The next challenge is prioritizing requests. The old Gatekeeper was tightly coupled with the service, allowing the service to determine priority based on its understanding of client behavior. This approach essentially involved guessing. In the new model, the caller must now set the priority since it is disconnected from the service. This solution was not always as straightforward as hoped.

The priority for a search can vary based on different perspectives and requires agreement on what we are optimizing for during overcapacity situations (success rate, bookings, user journey). While the code changes are simple, they need a high degree of alignment between business and tech to prioritize traffic correctly. This sometimes necessitates violating domain boundaries to be effective (e.g., should an API gateway mark critical priority for booking flows? Should it even be aware of that?). Above all, this is an unusual scenario that is not top of mind until it happens.

These discussions led to an interesting capacity management solution in Agoda called “Vulcan”. This system is being integrated with Gatekeeper and historical data to make optimized decisions for us. However, this is a story for another article.

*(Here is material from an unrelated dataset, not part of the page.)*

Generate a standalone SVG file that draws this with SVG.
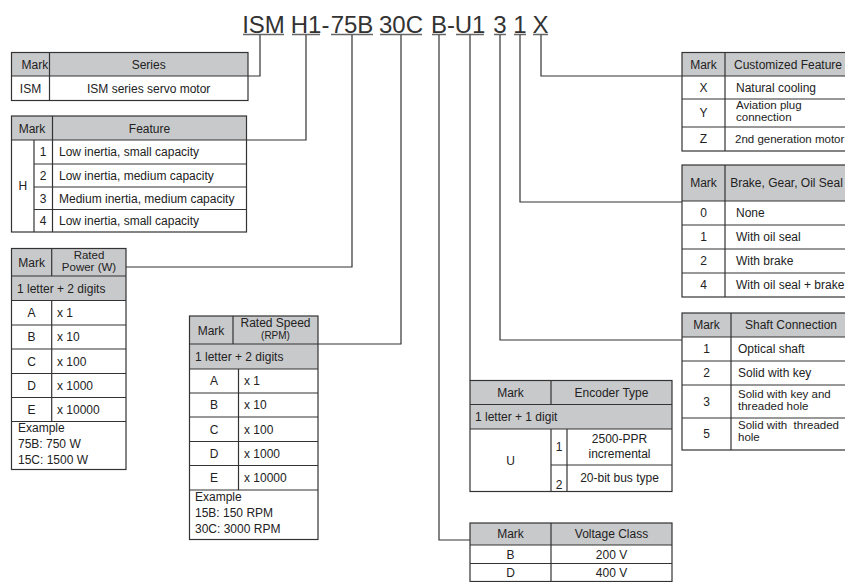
<svg xmlns="http://www.w3.org/2000/svg" width="845" height="582" viewBox="0 0 845 582">
<style>
text{font-family:"Liberation Sans",Arial,sans-serif;font-size:12px;fill:#222}
.t{font-size:24px;fill:#333}
.c{text-anchor:middle}
.s{font-size:10px}
.two{font-size:11.5px}
.hd{fill:#c8c9cb;stroke:none}
.bx{fill:none;stroke:#333;stroke-width:1.2}
.ln{stroke:#333;stroke-width:1.2}
.ul{stroke:#666;stroke-width:1.5}
.cn{fill:none;stroke:#333;stroke-width:1.2}
</style>
<rect width="845" height="582" fill="#fff"/>
<g id="title">
<text class="t c" x="263.5" y="32.5">ISM</text>
<text class="t c" x="306" y="32.5">H1</text>
<text class="t" x="321.5" y="32.5">-</text>
<text class="t c" x="352" y="32.5">75B</text>
<text class="t c" x="401" y="32.5">30C</text>
<text class="t c" x="439" y="32.5">B</text>
<text class="t" x="447" y="32.5">-</text>
<text class="t c" x="470" y="32.5">U1</text>
<text class="t c" x="500" y="32.5">3</text>
<text class="t c" x="520" y="32.5">1</text>
<text class="t c" x="540.5" y="32.5">X</text>
<line class="ul" x1="243" y1="34.5" x2="284" y2="34.5"/>
<line class="ul" x1="292" y1="34.5" x2="320" y2="34.5"/>
<line class="ul" x1="331" y1="34.5" x2="373" y2="34.5"/>
<line class="ul" x1="380" y1="34.5" x2="422" y2="34.5"/>
<line class="ul" x1="432" y1="34.5" x2="446" y2="34.5"/>
<line class="ul" x1="456" y1="34.5" x2="484" y2="34.5"/>
<line class="ul" x1="494" y1="34.5" x2="506" y2="34.5"/>
<line class="ul" x1="514" y1="34.5" x2="526" y2="34.5"/>
<line class="ul" x1="533" y1="34.5" x2="548" y2="34.5"/>
</g>
<g id="connectors">
<path class="cn" d="M260,35V76H248"/>
<path class="cn" d="M306,35V140H246.5"/>
<path class="cn" d="M352,35V267H126"/>
<path class="cn" d="M401,35V344H318"/>
<path class="cn" d="M439,35V540H470"/>
<path class="cn" d="M470,35V380.5"/>
<path class="cn" d="M500,35V340H682"/>
<path class="cn" d="M520,35V202H682"/>
<path class="cn" d="M541,35V76H682"/>
</g>
<g id="series">
<rect class="hd" x="11.5" y="52.5" width="236.5" height="23.5"/>
<rect class="bx" x="11.5" y="52.5" width="236.5" height="48"/>
<line class="ln" x1="11.5" y1="76" x2="248" y2="76"/>
<line class="ln" x1="49.5" y1="52.5" x2="49.5" y2="100.5"/>
<text x="21.5" y="68.5">Mark</text>
<text class="c" x="148.7" y="68.5">Series</text>
<text class="c" x="30.5" y="92.5">ISM</text>
<text class="c" x="148.7" y="92.5">ISM series servo motor</text>
</g>
<g id="feature">
<rect class="hd" x="11.5" y="116" width="235" height="24"/>
<rect class="bx" x="11.5" y="116" width="235" height="116"/>
<line class="ln" x1="11.5" y1="140" x2="246.5" y2="140"/>
<line class="ln" x1="34" y1="164" x2="246.5" y2="164"/>
<line class="ln" x1="34" y1="187" x2="246.5" y2="187"/>
<line class="ln" x1="34" y1="209.5" x2="246.5" y2="209.5"/>
<line class="ln" x1="52.5" y1="116" x2="52.5" y2="232"/>
<line class="ln" x1="34" y1="140" x2="34" y2="232"/>
<text class="c" x="32" y="132.5">Mark</text>
<text class="c" x="149.5" y="132.5">Feature</text>
<text class="c" x="22.8" y="190.3">H</text>
<text class="c" x="43.2" y="156.3">1</text>
<text class="c" x="43.2" y="179.8">2</text>
<text class="c" x="43.2" y="202.5">3</text>
<text class="c" x="43.2" y="225">4</text>
<text x="59" y="156.3">Low inertia, small capacity</text>
<text x="59" y="179.8">Low inertia, medium capacity</text>
<text x="59" y="202.5">Medium inertia, medium capacity</text>
<text x="59" y="225">Low inertia, small capacity</text>
</g>
<g id="rated-power">
<rect class="hd" x="11.5" y="248.5" width="114.5" height="52"/>
<rect class="bx" x="11.5" y="248.5" width="114.5" height="221"/>
<line class="ln" x1="11.5" y1="276" x2="126" y2="276"/>
<line class="ln" x1="11.5" y1="300.5" x2="126" y2="300.5"/>
<line class="ln" x1="11.5" y1="325" x2="126" y2="325"/>
<line class="ln" x1="11.5" y1="349" x2="126" y2="349"/>
<line class="ln" x1="11.5" y1="373.5" x2="126" y2="373.5"/>
<line class="ln" x1="11.5" y1="397.5" x2="126" y2="397.5"/>
<line class="ln" x1="11.5" y1="421.5" x2="126" y2="421.5"/>
<line class="ln" x1="51.7" y1="248.5" x2="51.7" y2="276"/>
<line class="ln" x1="51.7" y1="300.5" x2="51.7" y2="421.5"/>
<text class="c" x="31.6" y="266.5">Mark</text>
<text class="c two" x="89" y="258.7">Rated<tspan x="89" dy="12">Power (W)</tspan></text>
<text x="17" y="292.5">1 letter + 2 digits</text>
<text class="c" x="31.6" y="317">A</text>
<text class="c" x="31.6" y="341">B</text>
<text class="c" x="31.6" y="365.5">C</text>
<text class="c" x="31.6" y="389.5">D</text>
<text class="c" x="31.6" y="413.5">E</text>
<text x="57" y="317">x 1</text>
<text x="57" y="341">x 10</text>
<text x="57" y="365.5">x 100</text>
<text x="57" y="389.5">x 1000</text>
<text x="57" y="413.5">x 10000</text>
<text x="18" y="432.3">Example<tspan x="18" dy="16">75B: 750 W</tspan><tspan x="18" dy="16">15C: 1500 W</tspan></text>
</g>
<g id="rated-speed">
<rect class="hd" x="189.5" y="316" width="128.5" height="53"/>
<rect class="bx" x="189.5" y="316" width="128.5" height="223.5"/>
<line class="ln" x1="189.5" y1="344" x2="318" y2="344"/>
<line class="ln" x1="189.5" y1="369" x2="318" y2="369"/>
<line class="ln" x1="189.5" y1="393" x2="318" y2="393"/>
<line class="ln" x1="189.5" y1="417" x2="318" y2="417"/>
<line class="ln" x1="189.5" y1="441.5" x2="318" y2="441.5"/>
<line class="ln" x1="189.5" y1="465.5" x2="318" y2="465.5"/>
<line class="ln" x1="189.5" y1="490" x2="318" y2="490"/>
<line class="ln" x1="233" y1="316" x2="233" y2="344"/>
<line class="ln" x1="238.5" y1="369" x2="238.5" y2="490"/>
<text class="c" x="211" y="334.5">Mark</text>
<text class="c" x="275.5" y="327">Rated Speed<tspan class="s" x="275.5" dy="11.5">(RPM)</tspan></text>
<text x="195" y="361">1 letter + 2 digits</text>
<text class="c" x="214" y="385.3">A</text>
<text class="c" x="214" y="409.3">B</text>
<text class="c" x="214" y="433.5">C</text>
<text class="c" x="214" y="457.8">D</text>
<text class="c" x="214" y="482">E</text>
<text x="244" y="385.3">x 1</text>
<text x="244" y="409.3">x 10</text>
<text x="244" y="433.5">x 100</text>
<text x="244" y="457.8">x 1000</text>
<text x="244" y="482">x 10000</text>
<text x="195" y="500.5">Example<tspan x="195" dy="16">15B: 150 RPM</tspan><tspan x="195" dy="16">30C: 3000 RPM</tspan></text>
</g>
<g id="encoder-type">
<rect class="hd" x="470" y="380.5" width="202" height="48.5"/>
<rect class="bx" x="470" y="380.5" width="202" height="111"/>
<line class="ln" x1="470" y1="404.5" x2="672" y2="404.5"/>
<line class="ln" x1="470" y1="429" x2="672" y2="429"/>
<line class="ln" x1="551" y1="465" x2="672" y2="465"/>
<line class="ln" x1="551" y1="380.5" x2="551" y2="404.5"/>
<line class="ln" x1="551" y1="429" x2="551" y2="491.5"/>
<line class="ln" x1="567" y1="429" x2="567" y2="491.5"/>
<text class="c" x="510.5" y="396.8">Mark</text>
<text class="c" x="611.5" y="396.8">Encoder Type</text>
<text x="475" y="421">1 letter + 1 digit</text>
<text class="c" x="510.5" y="464.5">U</text>
<text class="c" x="559" y="451">1</text>
<text class="c" x="559" y="489">2</text>
<text class="c" x="619.5" y="443">2500-PPR<tspan x="619.5" dy="15">incremental</tspan></text>
<text class="c" x="619.5" y="482">20-bit bus type</text>
</g>
<g id="voltage-class">
<rect class="hd" x="470" y="523" width="202" height="22"/>
<rect class="bx" x="470" y="523" width="202" height="58.5"/>
<line class="ln" x1="470" y1="545" x2="672" y2="545"/>
<line class="ln" x1="470" y1="563.5" x2="672" y2="563.5"/>
<line class="ln" x1="551" y1="523" x2="551" y2="581.5"/>
<text class="c" x="510.5" y="538.3">Mark</text>
<text class="c" x="611.5" y="538.3">Voltage Class</text>
<text class="c" x="510.5" y="558.5">B</text>
<text class="c" x="611.5" y="558.5">200 V</text>
<text class="c" x="510.5" y="577">D</text>
<text class="c" x="611.5" y="577">400 V</text>
</g>
<g id="customized-feature">
<rect class="hd" x="682" y="52.5" width="166" height="23.5"/>
<rect class="bx" x="682" y="52.5" width="166" height="98.5"/>
<line class="ln" x1="682" y1="76" x2="848" y2="76"/>
<line class="ln" x1="682" y1="99" x2="848" y2="99"/>
<line class="ln" x1="682" y1="127" x2="848" y2="127"/>
<line class="ln" x1="725" y1="52.5" x2="725" y2="151"/>
<text class="c" x="703.5" y="68.5">Mark</text>
<text class="c" x="788" y="68.5">Customized Feature</text>
<text class="c" x="703.5" y="91.8">X</text>
<text x="736" y="91.8">Natural cooling</text>
<text class="c" x="703.5" y="117.3">Y</text>
<text class="two" x="736" y="108.5">Aviation plug<tspan x="736" dy="12">connection</tspan></text>
<text class="c" x="703.5" y="143.3">Z</text>
<text x="735" y="143.3" style="font-size:11.5px">2nd generation motor</text>
</g>
<g id="brake-gear-oil-seal">
<rect class="hd" x="682" y="165" width="166" height="36"/>
<rect class="bx" x="682" y="165" width="166" height="132"/>
<line class="ln" x1="682" y1="201" x2="848" y2="201"/>
<line class="ln" x1="682" y1="225" x2="848" y2="225"/>
<line class="ln" x1="682" y1="249" x2="848" y2="249"/>
<line class="ln" x1="682" y1="273" x2="848" y2="273"/>
<line class="ln" x1="725" y1="165" x2="725" y2="297"/>
<text class="c" x="703.5" y="187.3">Mark</text>
<text class="c" x="786.5" y="187.3">Brake, Gear, Oil Seal</text>
<text class="c" x="703.5" y="217.3">0</text>
<text x="736" y="217.3">None</text>
<text class="c" x="703.5" y="241.3">1</text>
<text x="736" y="241.3">With oil seal</text>
<text class="c" x="703.5" y="265.3">2</text>
<text x="736" y="265.3">With brake</text>
<text class="c" x="703.5" y="289.3">4</text>
<text x="736" y="289.3">With oil seal + brake</text>
</g>
<g id="shaft-connection">
<rect class="hd" x="682" y="313" width="166" height="24"/>
<rect class="bx" x="682" y="313" width="166" height="137"/>
<line class="ln" x1="682" y1="337" x2="848" y2="337"/>
<line class="ln" x1="682" y1="361" x2="848" y2="361"/>
<line class="ln" x1="682" y1="385" x2="848" y2="385"/>
<line class="ln" x1="682" y1="418" x2="848" y2="418"/>
<line class="ln" x1="731" y1="313" x2="731" y2="450"/>
<text class="c" x="706.5" y="329.3">Mark</text>
<text class="c" x="791" y="329.3">Shaft Connection</text>
<text class="c" x="706.5" y="353.3">1</text>
<text x="738" y="353.3">Optical shaft</text>
<text class="c" x="706.5" y="377.3">2</text>
<text x="738" y="377.3">Solid with key</text>
<text class="c" x="706.5" y="405.8">3</text>
<text class="two" x="738" y="397.5">Solid with key and<tspan x="738" dy="12">threaded hole</tspan></text>
<text class="c" x="706.5" y="438.3">5</text>
<text class="two" x="738" y="428.8" xml:space="preserve">Solid with  threaded<tspan x="738" dy="12">hole</tspan></text>
</g>
</svg>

We still have another challenge: Our applications experience “stop the world” garbage collection. While GC does not impact the new Gatekeeper’s request timing, it will still observe a burst of failed requests from the GC pause. This impact is worsened since the new model cannot be fine-tuned per application. With the old model, the service owner could configure the minimum so that the build-up during the pause would not reach the threshold for Gatekeeper to start rejecting requests. This is one of the pitfalls we aim to avoid in the new model. This is where the bucket-level time bins come into play, allowing us to detect and prevent aggressive reactions from Gatekeeper quickly.

Adoption and the Way Forward

With these improvements over the old Gatekeeper, we’ve successfully seen incidents where Gatekeeper handled overload effectively, helping to maximize our uptime with just one click to enable it.

Now, we are pushing for broader adoption throughout our services to learn more about where the new model excels and where it needs refinement. We expect the shedding algorithm will be the most likely area for improvement, but we need to collect data from incidents to determine whether it’s an issue or already sufficient.